I have previously shown 16 episodes from NHK’s famed Silk Road Series, which began as a adventurous project in 1980 and produced 12 episodes in the 1st series, and 18 episodes in the second.
The other 14 episodes were not available online at that time, and I have since learned that NHK in the early 2000s continued with a 3rd (10 episodes, unavailable at present) and 4th series (5 episodes), making 45 episodes in all.
The films I will show over the next five weeks are from the fourth series, and concern the countries lying more westward along the Silk Road, including the Caucasus, the Saudi peninsula, Central Asia and parts of the Middle East.
These, of course, do not directly concern Buddhism, or Buddhist themes, but they do seem to me to have a lot to offer in explanation about countries that were linked with the Buddhist East through the trade routes.

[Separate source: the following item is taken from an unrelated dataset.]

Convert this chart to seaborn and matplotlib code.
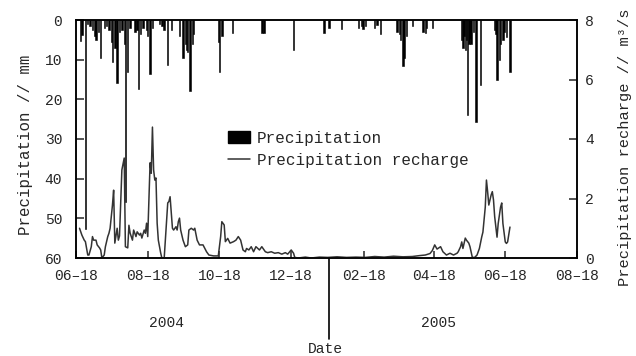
import pandas as pd
import matplotlib
matplotlib.use("Agg")
import matplotlib.pyplot as plt
import matplotlib.dates as mdates
from matplotlib.patches import Patch
from matplotlib.lines import Line2D
import seaborn as sns

# ---------------- data ----------------
start_date = "2004-06-18"

# days since 2004-06-18 and daily precipitation (mm)
precip_day = [4, 5, 8, 10, 12, 14, 16, 17, 19, 21, 24, 26, 28, 30, 31, 33, 35, 37, 39, 41,
              42, 44, 46, 50, 52, 53, 55, 57, 60, 61, 63, 65, 71, 73, 75, 78, 81, 88, 91, 93,
              94, 95, 97, 99, 100, 121, 122, 124, 133, 158, 160, 185, 211, 215, 226, 240, 243,
              244, 246, 254, 256, 259, 273, 275, 276, 278, 279, 281, 286, 295, 297, 298, 303,
              328, 329, 330, 331, 332, 333, 334, 335, 336, 338, 340, 344, 356, 357, 358, 360,
              361, 363, 364, 366, 369]
precip_mm = [5.3, 3.8, 52.6, 1.0, 1.5, 2.5, 4.0, 5.0, 3.0, 9.6, 2.0, 1.5, 2.5, 5.5, 10.6, 7.0,
             15.9, 3.0, 2.5, 6.0, 45.8, 13.0, 2.0, 3.0, 2.5, 17.4, 3.5, 2.0, 2.5, 4.0, 13.6, 2.0,
             1.0, 1.5, 2.5, 11.3, 2.5, 4.0, 9.6, 6.0, 7.5, 8.0, 18.0, 6.0, 3.5, 5.5, 13.0, 4.0,
             3.3, 3.3, 3.3, 7.5, 3.3, 2.0, 2.3, 2.0, 1.5, 2.3, 1.5, 2.0, 1.2, 3.5, 3.0, 3.5, 5.0,
             11.6, 9.5, 4.0, 1.5, 3.0, 3.3, 2.0, 2.0, 5.0, 7.0, 4.0, 7.5, 5.0, 24.0, 6.0, 4.5,
             6.0, 3.0, 25.6, 16.4, 2.5, 3.5, 15.0, 10.0, 6.0, 5.0, 3.0, 4.2, 13.0]

# days since 2004-06-18 and precipitation recharge (m3/s)
recharge_day = [3, 5, 7, 8, 10, 11, 13, 14, 15, 17, 18, 20, 21, 22, 24, 25, 27, 28, 29, 31,
                32, 33, 35, 36, 37, 38, 39, 41, 42, 44, 45, 46, 48, 49, 51, 52, 54, 55, 56, 58,
                59, 60, 61, 63, 64, 65, 66, 67, 68, 69, 70, 72, 73, 75, 76, 78, 79, 80, 82, 83,
                85, 86, 87, 88, 89, 91, 93, 95, 96, 98, 100, 101, 103, 105, 108, 111, 113, 117,
                121, 123, 124, 126, 127, 129, 131, 134, 136, 138, 140, 142, 144, 145, 147, 149,
                151, 153, 156, 158, 161, 163, 166, 169, 172, 175, 178, 180, 183, 185, 186, 189,
                195, 200, 207, 214, 222, 230, 238, 246, 254, 262, 270, 278, 286, 292, 297, 301,
                303, 305, 307, 310, 312, 315, 318, 321, 324, 325, 327, 328, 329, 331, 332, 334,
                335, 337, 339, 341, 343, 345, 346, 348, 349, 350, 351, 353, 354, 355, 356, 358,
                359, 361, 362, 363, 365, 366, 367, 369]
recharge_m3s = [1.0, 0.77, 0.6, 0.55, 0.1, 0.1, 0.38, 0.72, 0.6, 0.6, 0.44, 0.34, 0.27, 0.0,
                0.1, 0.38, 0.72, 0.83, 1.0, 1.78, 2.28, 0.5, 1.0, 0.6, 0.74, 1.9, 2.96, 3.36,
                0.38, 0.34, 1.1, 0.84, 0.6, 0.94, 0.72, 0.88, 0.77, 0.83, 0.67, 0.94, 0.83, 1.17,
                0.72, 3.2, 2.85, 4.4, 2.96, 2.62, 2.69, 1.17, 0.6, 0.17, 0.0, 0.0, 0.6, 1.85,
                1.9, 2.06, 1.0, 0.94, 1.05, 0.94, 1.22, 1.34, 0.94, 0.6, 0.38, 0.44, 0.94, 1.0,
                0.94, 1.0, 0.6, 0.44, 0.44, 0.21, 0.1, 0.07, 0.07, 0.72, 1.22, 1.11, 0.55, 0.66,
                0.5, 0.55, 0.6, 0.72, 0.6, 0.27, 0.21, 0.32, 0.27, 0.38, 0.21, 0.38, 0.27, 0.38,
                0.21, 0.18, 0.21, 0.16, 0.18, 0.13, 0.18, 0.13, 0.27, 0.16, 0.02, 0.0, 0.03, 0.0,
                0.03, 0.02, 0.04, 0.02, 0.03, 0.02, 0.05, 0.03, 0.06, 0.04, 0.05, 0.08, 0.1,
                0.15, 0.25, 0.44, 0.3, 0.38, 0.21, 0.1, 0.16, 0.1, 0.16, 0.21, 0.38, 0.54, 0.32,
                0.67, 0.6, 0.5, 0.38, 0.02, 0.02, 0.1, 0.32, 0.71, 0.87, 1.71, 2.62, 2.23, 1.78,
                2.12, 2.23, 1.95, 1.39, 0.7, 1.16, 1.71, 1.85, 1.16, 0.54, 0.49, 0.54, 1.04]

xtick_dates = ["2004-06-18", "2004-08-18", "2004-10-18", "2004-12-18",
               "2005-02-18", "2005-04-18", "2005-06-18", "2005-08-18"]
year_labels = ["2004", "2005"]
precip_ticks = [0, 10, 20, 30, 40, 50, 60]
recharge_ticks = [0, 2, 4, 6, 8]

# ---------------- style ----------------
sns.set_style("ticks")
plt.rcParams["font.family"] = ["Liberation Mono", "DejaVu Sans"]
plt.rcParams["axes.linewidth"] = 1.1

t0 = pd.Timestamp(start_date)
precip_df = pd.DataFrame({"date": t0 + pd.to_timedelta(precip_day, unit="D"),
                          "precip": precip_mm})
recharge_df = pd.DataFrame({"date": t0 + pd.to_timedelta(recharge_day, unit="D"),
                            "recharge": recharge_m3s})

fig = plt.figure(figsize=(6.36, 3.56), dpi=100)
ax = fig.add_axes([76 / 636, 1 - 258 / 356, 501 / 636, 238 / 356])
ax2 = ax.twinx()

# precipitation bars hanging from the top
ax.bar(precip_df["date"], precip_df["precip"], width=1.2, color="black",
       edgecolor="black", linewidth=0.4, align="center")
ax.set_ylim(60, 0)
ax.set_yticks(precip_ticks)

# recharge line
sns.lineplot(data=recharge_df, x="date", y="recharge", ax=ax2,
             color="#333333", linewidth=1.1)
ax2.set_ylim(0, 8)
ax2.set_yticks(recharge_ticks)

xt = pd.to_datetime(xtick_dates)
ax.set_xlim(xt[0], xt[-1])
ax.set_xticks(xt)
ax.xaxis.set_major_formatter(mdates.DateFormatter("%m\u2013%d"))

for a in (ax, ax2):
    for s in a.spines.values():
        s.set_visible(True)
        s.set_linewidth(1.1)
        s.set_color("black")

ax.tick_params(axis="y", direction="in", length=6, width=1.1, pad=10, labelsize=10.5)
ax.tick_params(axis="x", direction="in", length=5, width=1.1, pad=8, labelsize=10.5)
ax2.tick_params(axis="y", direction="in", length=6, width=1.1, pad=6, labelsize=10.5)

ax.set_xlabel("")
ax2.set_xlabel("")
ax.set_ylabel("Precipitation // mm", fontsize=11.3)
ax.yaxis.set_label_coords(-0.086, 0.475)
ax2.set_ylabel("Precipitation recharge // m\u00b3/s", fontsize=11.1)
ax2.yaxis.set_label_coords(1.082, 0.466)

# year labels, divider and axis title below the date axis
ax.text(0.18, -0.273, year_labels[0], transform=ax.transAxes, ha="center", va="center",
        fontsize=10.5)
ax.text(0.7226, -0.273, year_labels[1], transform=ax.transAxes, ha="center", va="center",
        fontsize=10.5)
ax.plot([0.505, 0.505], [0, -0.34], transform=ax.transAxes, color="black",
        linewidth=1.2, clip_on=False)
ax.text(0.497, -0.382, "Date", transform=ax.transAxes, ha="center", va="center",
        fontsize=10.5)

handles = [Patch(facecolor="black", edgecolor="black"),
           Line2D([], [], color="#333333", linewidth=1.1)]
ax2.legend(handles, ["Precipitation", "Precipitation recharge"],
           loc="upper left", bbox_to_anchor=(0.303, 0.535), frameon=False,
           fontsize=11.5, handlelength=1.4, handleheight=0.8, handletextpad=0.4,
           labelspacing=0.45, borderaxespad=0, borderpad=0)

fig.savefig("out.png", dpi=100)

The first of the episodes today concern the countries in the southern Caucasus: Azerbaijan, Georgia and Armenia. These cultures, which are split between Muslim and Orthodox Christian belief systems, seem to have been at war with each for as long as anyone can remember.

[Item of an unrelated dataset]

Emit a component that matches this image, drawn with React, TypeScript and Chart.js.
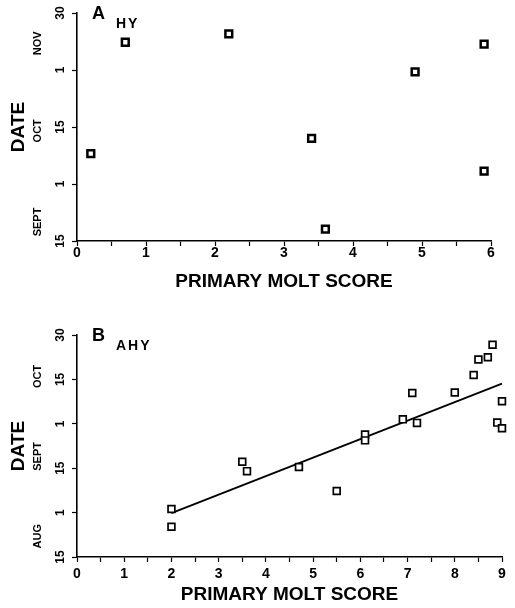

One of the latest wars was in the late 1980s, and 90s, and was called the Nagorno-Karabakh war owing to the region that was being fought over. In this episode we meet some of the refugees from this war, and the quest to return to their homeland.
We also find out something about the wine-making skills of the Armenians and hear from a couple who lived in a village where Muslims and Christians were friends, until the war started, and who have been parted ever since. There are some very poignant stories from a region in conflict.